### TASK DESCRIPTION
Write the data out again exactly, dropping any images it holds.

### DATASET SECTION
——

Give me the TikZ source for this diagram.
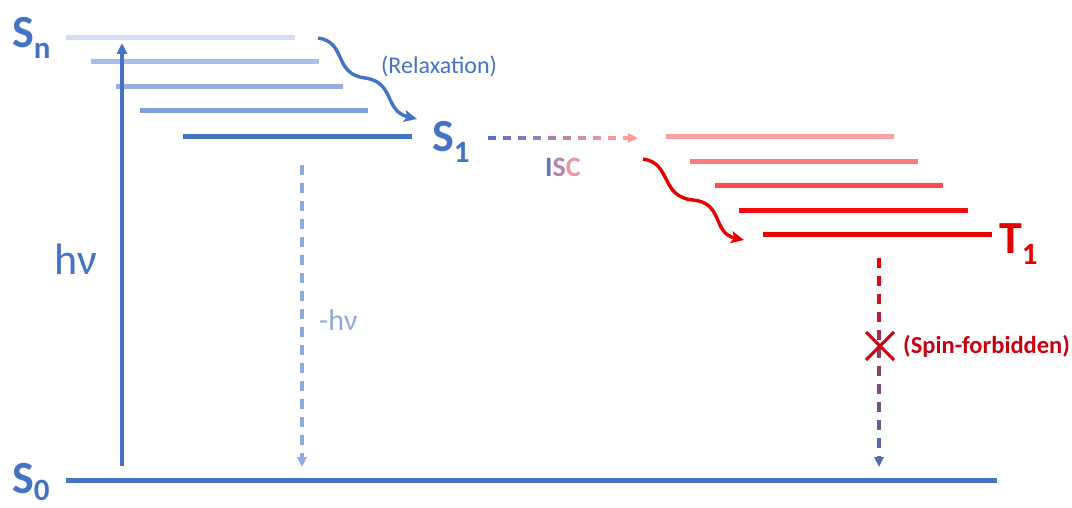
\documentclass[tikz,border=0pt]{standalone}
\usepackage{fontspec}
\setmainfont{Carlito}
\usetikzlibrary{arrows.meta,calc}

% singlet levels, pale to full blue
\definecolor{sA}{HTML}{D3DEF2}
\definecolor{sB}{HTML}{A6BEE8}
\definecolor{sC}{HTML}{94AFE0}
\definecolor{sD}{HTML}{7F9FD8}
\definecolor{sblue}{HTML}{4472C4}
\definecolor{slight}{HTML}{8FAADC}
% triplet levels, pale to full red
\definecolor{tA}{HTML}{FF9E9E}
\definecolor{tB}{HTML}{FF7A7A}
\definecolor{tC}{HTML}{FF4A4A}
\definecolor{tD}{HTML}{FF0A0A}
\definecolor{tred}{HTML}{E60000}
\definecolor{dred}{HTML}{C80010}
\definecolor{iscpink}{HTML}{FF9A9A}
\definecolor{iscblue}{HTML}{5A6FC2}

\newcommand\statelab[3][11pt]{\fontsize{46}{46}\selectfont\bfseries #2\raisebox{-#1}{\fontsize{31}{31}\selectfont #3}}

\begin{document}
\begin{tikzpicture}[x=1pt,y=-1pt,
  lvl/.style={line width=5pt},
  solidarrow/.style={line width=3.2pt,-{Triangle[length=11pt,width=10pt]}},
  dasharrow/.style={line width=3.2pt,dash pattern=on 10pt off 8pt,-{Triangle[length=10pt,width=9pt]}},
  wavy/.style={line width=3.4pt,-{Stealth[length=13pt,width=12pt,inset=3pt]}},
  lab/.style={inner sep=0pt,anchor=base west}]
\useasboundingbox (0,0) rectangle (1072,508);

% ---- singlet manifold ----
\coordinate (sn-l) at (66,38);  \coordinate (sn-r) at (295,38);
\coordinate (s2-l) at (91,62);  \coordinate (s2-r) at (319,62);
\coordinate (s3-l) at (116,87); \coordinate (s3-r) at (343,87);
\coordinate (s4-l) at (140,111);\coordinate (s4-r) at (368,111);
\coordinate (s1-l) at (183,137);\coordinate (s1-r) at (412,137);
\draw[lvl,sA] (sn-l) -- (sn-r);
\draw[lvl,sB] (s2-l) -- (s2-r);
\draw[lvl,sC] (s3-l) -- (s3-r);
\draw[lvl,sD] (s4-l) -- (s4-r);
\draw[lvl,sblue] (s1-l) -- (s1-r);

% ---- triplet manifold ----
\coordinate (tn-l) at (666,137); \coordinate (tn-r) at (894,137);
\coordinate (t2-l) at (690,162); \coordinate (t2-r) at (918,162);
\coordinate (t3-l) at (715,186); \coordinate (t3-r) at (943,186);
\coordinate (t4-l) at (739,211); \coordinate (t4-r) at (968,211);
\coordinate (t1-l) at (763,235); \coordinate (t1-r) at (992,235);
\draw[lvl,tA] (tn-l) -- (tn-r);
\draw[lvl,tB] (t2-l) -- (t2-r);
\draw[lvl,tC] (t3-l) -- (t3-r);
\draw[lvl,tD] (t4-l) -- (t4-r);
\draw[lvl,tred] (t1-l) -- (t1-r);

% ---- ground state ----
\coordinate (s0-l) at (66,480); \coordinate (s0-r) at (997,480);
\draw[lvl,sblue] (s0-l) -- (s0-r);

% ---- state labels ----
\node[lab,text=sblue] (lsn) at (12,48)  {\statelab{S}{n}};
\node[lab,text=sblue] (ls1) at (432,152) {\statelab{S}{1}};
\node[lab,text=sblue] (ls0) at (12,493) {\statelab[7pt]{S}{0}};
\node[lab,text=tred]  (lt1) at (999,253) {\statelab{T}{1}};

% ---- absorption ----
\coordinate (abs-a) at (122,466);
\coordinate (abs-b) at (122,43);
\draw[solidarrow,sblue] (abs-a) -- (abs-b);
\node[lab,text=sblue,font=\fontsize{44}{44}\selectfont] (hv) at (54,274) {hν};

% ---- fluorescence ----
\coordinate (fl-a) at (302,165);
\coordinate (fl-b) at (302,467);
\draw[dasharrow,slight] (fl-a) -- (fl-b);
\node[lab,text=slight,font=\fontsize{30}{30}\selectfont] (mhv) at (319,330) {-hν};

% ---- relaxation in the singlet manifold ----
\coordinate (rx-a) at (318,38);
\coordinate (rx-m) at (365,78);
\coordinate (rx-b) at (417,119);
\draw[wavy,sblue] (rx-a) .. controls (347,42) and (333,74) .. (rx-m)
  .. controls (395,82) and (384,111) .. (rx-b);
\node[lab,text=sblue,font=\fontsize{24}{24}\selectfont] (relax) at (381,74) {(Relaxation)};

% ---- intersystem crossing ----
\coordinate (isc-a) at (488,138);
\coordinate (isc-b) at (638,138);
\foreach \i [evaluate=\i as \p using 100-\i*12] in {0,...,8}
  \draw[line width=3.2pt,iscblue!\p!iscpink]
    ($(isc-a)!{\i*15/150}!(isc-b)$) -- ($(isc-a)!{(\i*15+8)/150}!(isc-b)$);
\draw[line width=3.2pt,iscpink,-{Triangle[length=10pt,width=9pt]}]
  ($(isc-a)!{135/150}!(isc-b)$) -- (isc-b);
\node[lab,font=\fontsize{28}{28}\selectfont\bfseries] (isc) at (545,177)
  {\textcolor{iscblue!90!iscpink}{I}\textcolor{iscblue!45!iscpink}{S}\textcolor{iscblue!10!iscpink}{C}};

% ---- relaxation in the triplet manifold ----
\coordinate (tx-a) at (643,159);
\coordinate (tx-m) at (693,200);
\coordinate (tx-b) at (744,240);
\draw[wavy,tred] (tx-a) .. controls (672,163) and (660,197) .. (tx-m)
  .. controls (724,203) and (712,233) .. (tx-b);

% ---- phosphorescence (spin-forbidden) ----
\coordinate (ph-a) at (879,258);
\coordinate (ph-b) at (879,467);
\foreach \i [evaluate=\i as \p using 100-\i*9] in {0,...,10}
  \draw[line width=3.2pt,tred!\p!sblue]
    ($(ph-a)!{\i*18/209}!(ph-b)$) -- ($(ph-a)!{(\i*18+10)/209}!(ph-b)$);
\draw[line width=3.2pt,sblue!90!tred,-{Triangle[length=10pt,width=9pt]}]
  ($(ph-a)!{198/209}!(ph-b)$) -- (ph-b);
\coordinate (cross) at (880,346);
\draw[line width=3pt,dred] ($(cross)+(-14,-14)$) -- ($(cross)+(14,14)$);
\draw[line width=3pt,dred] ($(cross)+(-14,14)$) -- ($(cross)+(14,-14)$);
\node[lab,text=dred,font=\fontsize{24.5}{24.5}\selectfont\bfseries] (spin) at (903,353) {(Spin-forbidden)};
\end{tikzpicture}
\end{document}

——

### CORRECT ANSWER
Give me the TikZ source for this diagram.
\documentclass[tikz,border=0pt]{standalone}
\usepackage{fontspec}
\setmainfont{Carlito}
\usetikzlibrary{arrows.meta,calc}

% singlet levels, pale to full blue
\definecolor{sA}{HTML}{D3DEF2}
\definecolor{sB}{HTML}{A6BEE8}
\definecolor{sC}{HTML}{94AFE0}
\definecolor{sD}{HTML}{7F9FD8}
\definecolor{sblue}{HTML}{4472C4}
\definecolor{slight}{HTML}{8FAADC}
% triplet levels, pale to full red
\definecolor{tA}{HTML}{FF9E9E}
\definecolor{tB}{HTML}{FF7A7A}
\definecolor{tC}{HTML}{FF4A4A}
\definecolor{tD}{HTML}{FF0A0A}
\definecolor{tred}{HTML}{E60000}
\definecolor{dred}{HTML}{C80010}
\definecolor{iscpink}{HTML}{FF9A9A}
\definecolor{iscblue}{HTML}{5A6FC2}

\newcommand\statelab[3][11pt]{\fontsize{46}{46}\selectfont\bfseries #2\raisebox{-#1}{\fontsize{31}{31}\selectfont #3}}

\begin{document}
\begin{tikzpicture}[x=1pt,y=-1pt,
  lvl/.style={line width=5pt},
  solidarrow/.style={line width=3.2pt,-{Triangle[length=11pt,width=10pt]}},
  dasharrow/.style={line width=3.2pt,dash pattern=on 10pt off 8pt,-{Triangle[length=10pt,width=9pt]}},
  wavy/.style={line width=3.4pt,-{Stealth[length=13pt,width=12pt,inset=3pt]}},
  lab/.style={inner sep=0pt,anchor=base west}]
\useasboundingbox (0,0) rectangle (1072,508);

% ---- singlet manifold ----
\coordinate (sn-l) at (66,38);  \coordinate (sn-r) at (295,38);
\coordinate (s2-l) at (91,62);  \coordinate (s2-r) at (319,62);
\coordinate (s3-l) at (116,87); \coordinate (s3-r) at (343,87);
\coordinate (s4-l) at (140,111);\coordinate (s4-r) at (368,111);
\coordinate (s1-l) at (183,137);\coordinate (s1-r) at (412,137);
\draw[lvl,sA] (sn-l) -- (sn-r);
\draw[lvl,sB] (s2-l) -- (s2-r);
\draw[lvl,sC] (s3-l) -- (s3-r);
\draw[lvl,sD] (s4-l) -- (s4-r);
\draw[lvl,sblue] (s1-l) -- (s1-r);

% ---- triplet manifold ----
\coordinate (tn-l) at (666,137); \coordinate (tn-r) at (894,137);
\coordinate (t2-l) at (690,162); \coordinate (t2-r) at (918,162);
\coordinate (t3-l) at (715,186); \coordinate (t3-r) at (943,186);
\coordinate (t4-l) at (739,211); \coordinate (t4-r) at (968,211);
\coordinate (t1-l) at (763,235); \coordinate (t1-r) at (992,235);
\draw[lvl,tA] (tn-l) -- (tn-r);
\draw[lvl,tB] (t2-l) -- (t2-r);
\draw[lvl,tC] (t3-l) -- (t3-r);
\draw[lvl,tD] (t4-l) -- (t4-r);
\draw[lvl,tred] (t1-l) -- (t1-r);

% ---- ground state ----
\coordinate (s0-l) at (66,480); \coordinate (s0-r) at (997,480);
\draw[lvl,sblue] (s0-l) -- (s0-r);

% ---- state labels ----
\node[lab,text=sblue] (lsn) at (12,48)  {\statelab{S}{n}};
\node[lab,text=sblue] (ls1) at (432,152) {\statelab{S}{1}};
\node[lab,text=sblue] (ls0) at (12,493) {\statelab[7pt]{S}{0}};
\node[lab,text=tred]  (lt1) at (999,253) {\statelab{T}{1}};

% ---- absorption ----
\coordinate (abs-a) at (122,466);
\coordinate (abs-b) at (122,43);
\draw[solidarrow,sblue] (abs-a) -- (abs-b);
\node[lab,text=sblue,font=\fontsize{44}{44}\selectfont] (hv) at (54,274) {hν};

% ---- fluorescence ----
\coordinate (fl-a) at (302,165);
\coordinate (fl-b) at (302,467);
\draw[dasharrow,slight] (fl-a) -- (fl-b);
\node[lab,text=slight,font=\fontsize{30}{30}\selectfont] (mhv) at (319,330) {-hν};

% ---- relaxation in the singlet manifold ----
\coordinate (rx-a) at (318,38);
\coordinate (rx-m) at (365,78);
\coordinate (rx-b) at (417,119);
\draw[wavy,sblue] (rx-a) .. controls (347,42) and (333,74) .. (rx-m)
  .. controls (395,82) and (384,111) .. (rx-b);
\node[lab,text=sblue,font=\fontsize{24}{24}\selectfont] (relax) at (381,74) {(Relaxation)};

% ---- intersystem crossing ----
\coordinate (isc-a) at (488,138);
\coordinate (isc-b) at (638,138);
\foreach \i [evaluate=\i as \p using 100-\i*12] in {0,...,8}
  \draw[line width=3.2pt,iscblue!\p!iscpink]
    ($(isc-a)!{\i*15/150}!(isc-b)$) -- ($(isc-a)!{(\i*15+8)/150}!(isc-b)$);
\draw[line width=3.2pt,iscpink,-{Triangle[length=10pt,width=9pt]}]
  ($(isc-a)!{135/150}!(isc-b)$) -- (isc-b);
\node[lab,font=\fontsize{28}{28}\selectfont\bfseries] (isc) at (545,177)
  {\textcolor{iscblue!90!iscpink}{I}\textcolor{iscblue!45!iscpink}{S}\textcolor{iscblue!10!iscpink}{C}};

% ---- relaxation in the triplet manifold ----
\coordinate (tx-a) at (643,159);
\coordinate (tx-m) at (693,200);
\coordinate (tx-b) at (744,240);
\draw[wavy,tred] (tx-a) .. controls (672,163) and (660,197) .. (tx-m)
  .. controls (724,203) and (712,233) .. (tx-b);

% ---- phosphorescence (spin-forbidden) ----
\coordinate (ph-a) at (879,258);
\coordinate (ph-b) at (879,467);
\foreach \i [evaluate=\i as \p using 100-\i*9] in {0,...,10}
  \draw[line width=3.2pt,tred!\p!sblue]
    ($(ph-a)!{\i*18/209}!(ph-b)$) -- ($(ph-a)!{(\i*18+10)/209}!(ph-b)$);
\draw[line width=3.2pt,sblue!90!tred,-{Triangle[length=10pt,width=9pt]}]
  ($(ph-a)!{198/209}!(ph-b)$) -- (ph-b);
\coordinate (cross) at (880,346);
\draw[line width=3pt,dred] ($(cross)+(-14,-14)$) -- ($(cross)+(14,14)$);
\draw[line width=3pt,dred] ($(cross)+(-14,14)$) -- ($(cross)+(14,-14)$);
\node[lab,text=dred,font=\fontsize{24.5}{24.5}\selectfont\bfseries] (spin) at (903,353) {(Spin-forbidden)};
\end{tikzpicture}
\end{document}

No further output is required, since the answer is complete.